Re: Thread-safe assignments
- From: George Neuner <gneuner2/@/comcast.net>
- Date: Thu, 08 Nov 2007 01:09:26 -0500
On Wed, 07 Nov 2007 12:57:14 +0100, Pascal Costanza <pc@xxxxxxxxx>
wrote:
Hi,
I realize that my recent question about thread-safe caches was pretty
ambiguous. So here is a question narrowed down to something simpler,
which is hopefully more straightforward to answer.
Assume there is a global variable *var*, for example defined like this:
(cl:defvar *var* 42)
Assume there is exactly one thread forever executing the following loop:
(cl:loop
(cl:setf *var* 42)
(cl:setf *var* 84))
Furthermore, assume that other threads either don't touch *var* at all,
or only read from it.
Is it safe to assume that the reading threads will only ever read the
values 42 or 84 from *var*, or should one take into account that every
now and then, *var* may contain garbage (i.e., a bit pattern that
consists partly of the bits of 42, and partly of the bits of 84)?
To generalize, are there datatypes for which it is not safe to assume
that variable assignments are thread-safe in that sense?
What about plain references?
[Since ANSI Common Lisp doesn't say anything about multithreading, this
is by definition implementation-dependent, but nevertheless how
sufficiently safe is it to assume thread-safe variable assignments?]
Thanks for any comments,
Pascal
You'll never perceive a partially updated single word value - all
single word reads and writes are atomic. The only possibility would
be a delay in propagating the new value on a separate memory
multi-processor - shared memory multi-processors use cache snooping to
keep their view of memory consistent.
Multiple word updates are not safe without synchronization.
Keep in mind though that fixnum updates aren't truly an atomic
operation in Lisp. Tagging the value and writing it to memory takes a
couple of instructions - another thread could potentially sneak in and
read the old value between the time setf is called and the time the
tagged value is actually written to memory. This is unlikely to
matter to you, but I mention it for completeness.
A problem you may encounter is that compiler optimizations might
prevent another thread from seeing the updates even on a single CPU.

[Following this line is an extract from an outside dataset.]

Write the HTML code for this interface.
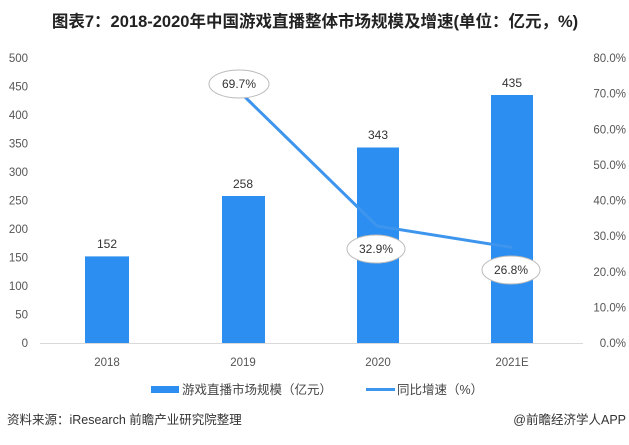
<!DOCTYPE html>
<html><head><meta charset="utf-8"><style>
body{margin:0;background:#fff;}
svg text{font-family:"Liberation Sans","Noto Sans CJK SC",sans-serif;}
</style></head><body>
<svg width="629" height="440" viewBox="0 0 629 440" xmlns="http://www.w3.org/2000/svg">
<rect width="629" height="440" fill="#fff"/>
<text x="315" y="27" text-anchor="middle" font-size="16.5" font-weight="bold" fill="#222">图表7：2018-2020年中国游戏直播整体市场规模及增速(单位：亿元，%)</text>
<g font-size="11.5" fill="#555">
<text x="28" y="62" text-anchor="end">500</text>
<text x="28" y="90.5" text-anchor="end">450</text>
<text x="28" y="119" text-anchor="end">400</text>
<text x="28" y="147.5" text-anchor="end">350</text>
<text x="28" y="176" text-anchor="end">300</text>
<text x="28" y="204.5" text-anchor="end">250</text>
<text x="28" y="233" text-anchor="end">200</text>
<text x="28" y="261.5" text-anchor="end">150</text>
<text x="28" y="290" text-anchor="end">100</text>
<text x="28" y="318.5" text-anchor="end">50</text>
<text x="28" y="347" text-anchor="end">0</text>
<text x="626" y="62" text-anchor="end">80.0%</text>
<text x="626" y="97.6" text-anchor="end">70.0%</text>
<text x="626" y="133.3" text-anchor="end">60.0%</text>
<text x="626" y="168.9" text-anchor="end">50.0%</text>
<text x="626" y="204.5" text-anchor="end">40.0%</text>
<text x="626" y="240.1" text-anchor="end">30.0%</text>
<text x="626" y="275.8" text-anchor="end">20.0%</text>
<text x="626" y="311.4" text-anchor="end">10.0%</text>
<text x="626" y="347" text-anchor="end">0.0%</text>
</g>
<line x1="40" y1="343.5" x2="583" y2="343.5" stroke="#d9d9d9" stroke-width="1"/>
<g fill="#2b8ef0">
<rect x="85" y="256.4" width="44" height="86.6"/>
<rect x="222" y="196" width="43" height="147"/>
<rect x="357" y="147.5" width="42" height="195.5"/>
<rect x="491" y="95" width="42" height="248"/>
</g>
<g font-size="12" fill="#333" text-anchor="middle">
<text x="107" y="248">152</text>
<text x="243" y="188">258</text>
<text x="378" y="139">343</text>
<text x="512" y="87">435</text>
</g>
<polyline points="245,97 377,226 512,247.5" fill="none" stroke="#3d95ee" stroke-width="3"/>
<g fill="#fff" stroke="#bbb" stroke-width="1">
<ellipse cx="239" cy="84" rx="30" ry="14"/>
<ellipse cx="376" cy="249" rx="29" ry="14"/>
<ellipse cx="511" cy="270" rx="29" ry="14"/>
</g>
<g font-size="12" fill="#333" text-anchor="middle">
<text x="239" y="88">69.7%</text>
<text x="376" y="253">32.9%</text>
<text x="511" y="274">26.8%</text>
</g>
<g font-size="11.5" fill="#555" text-anchor="middle">
<text x="107" y="366">2018</text>
<text x="243" y="366">2019</text>
<text x="378" y="366">2020</text>
<text x="512" y="366">2021E</text>
</g>
<rect x="151" y="386" width="28" height="7" fill="#2b8ef0"/>
<text x="182" y="394" font-size="12.5" fill="#444">游戏直播市场规模（亿元）</text>
<line x1="366" y1="389.5" x2="395" y2="389.5" stroke="#3d95ee" stroke-width="3"/>
<text x="397" y="394" font-size="12.5" fill="#444">同比增速（%）</text>
<text x="7" y="424" font-size="12.5" fill="#333">资料来源：iResearch 前瞻产业研究院整理</text>
<text x="626" y="424" font-size="12.5" fill="#333" text-anchor="end">@前瞻经济学人APP</text>
</svg>
</body></html>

Unless the compiler knows the object may be modified by foreign code,
it may cache the value in a register and ignore updates in memory.
The C term for this is a "volatile" variable.
I don't have much multi-thread experience in Lisp - but I would expect
that because many common objects are actually multi-word structures,
that multi-thread implementations either use critical sections
internally or punt synchronization to the programmer. I would say
some quality time with the compiler manual is in order.